Monday, April 27, 2009

REFORMS: WHAT MIGHT HAVE BEEN AND WHAT SHOULD BE

The causes of the current collapse of the economy I have done my best to outline in my column “Obama—The Un-Robin Hood.” I want to take a more positive approach to the problem by suggesting cures.

But, first, a word about what should have been done and, if the economy continues to slide, can be done: put money in the hands, not of the feckless financiers, but of every man, woman, and child in America. Take, say, $2 trillion dollars, divide it by the 300,000,000 residents, and issue checks for $6,666 to every one of them (or pay in installments). It does not matter whether this windfall is spent or saved; people can cover expenses, pay their mortgages, pay on their credit cards, or put money in the bank.
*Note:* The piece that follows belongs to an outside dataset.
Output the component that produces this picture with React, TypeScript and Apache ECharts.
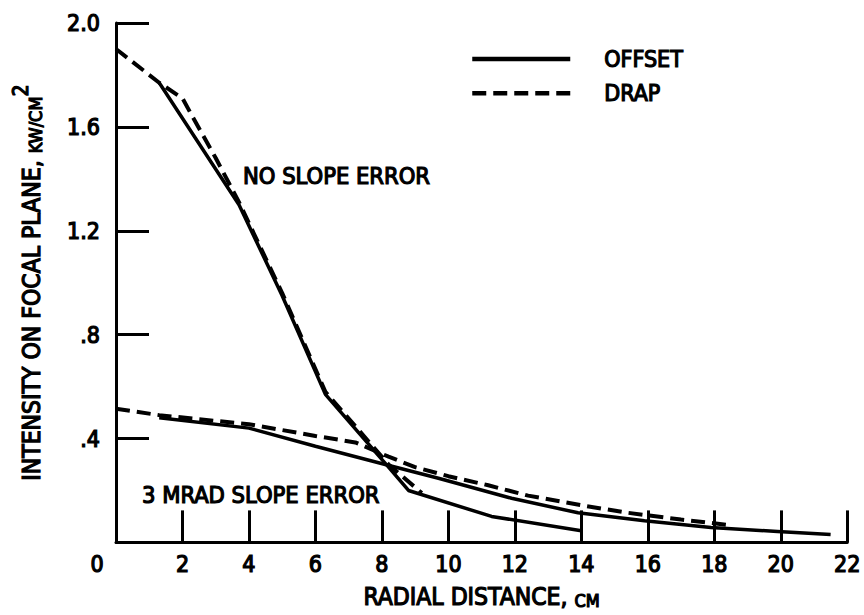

People will be directly and promptly helped, the banks will get money one way or another, and the economy will benefit. All good, and what Obama, were he not a conventional capitalist and elite-pleasing politician, should have done in the first place.

Then, for the future, a few basic reforms can establish guidelines within which the market can operate freely and protect the larger interests of the economy as a whole. The resulting economic stability can play a political premium by reducing social stress and partisan rancor.

The thrust of these reforms is not to constrict the free market, but to construct a “fair market,” in which all parties to an economic transaction are reasonably informed of its benefits, costs, and risks. In capitalistic economies, all parties wish to maximize their individual interests by means fair or foul. As a result, one party often benefits at the cost of the other—with the present meltdown a cumulative result. To avoid such dire outcomes, we need to think of maximizing the collective value of the transaction to both parties. If so, maximizing and balancing the collective value of the transaction requires a mediator. That mediator is the government operating through rules and regulations which neither prescribe nor proscribe transactions, but ensure their fairness to all parties.

On this understand, I offer the following reforms:

• Transparency of all types of financial companies, trusts, funds, etc.
o Complete, accurate, intelligible, and standardized statements of corporate activities and financial reports
o CEO, CFO, and CBD certification of disclosure statements
o Zero-tolerance enforcement, and mandatory penalties and medium-security imprisonment for any violation of law for false or fraudulent filings or representations (confiscation of all company-related benefits, including those transferred to family and friends)

• Joint Legislative and Executive Branch pre-approval of all new financial instruments or arrangements, with market impact statements (like filings for new drugs or power plants)

• Non-transference of any debt instruments (loans, mortgages, etc.) individually or collectively with other instruments
• Dedicated excise tax on financial transactions for a reserve fund as insurance against a future regulatory failure or unforeseen circumstances

• Revitalization of anti-trust legislation to reverse already horizontally integrated financial corporations and to preclude future horizontal integration in the financial industry—all to eliminate the problem of too-big-to-fail mergers

• Integration of the credit card system, reform of its eligibility requirements, and reform of its costs
o A national consumer-credit clearinghouse to establish means-based limits on credit-card ownership, ceilings, and use
o Federal regulations requiring disclosure of, and limiting, interest, fees, and penalties on credit or debit accounts

• Substantial down-payment requirements on mortgages (like margin requirements for stock market purchases)

• Dollar-for-dollar income tax exemption for savings account deposits less withdrawals, with balances not more than the FDIC limit:
o General savings accounts: annual net total deposits not to exceed amount of earned income up to adjusted gross incomes of not more than 20% of FDIC limit, with tax on account interest
o First-home mortgage savings account: annual net total deposits (non-mortgage withdrawals taxed as income), with no tax on account interest

• Retroactive recovery of all non-salary compensation of any kind or amount since 1 September 2008 by officers or former officers of financial companies requiring federal assistance.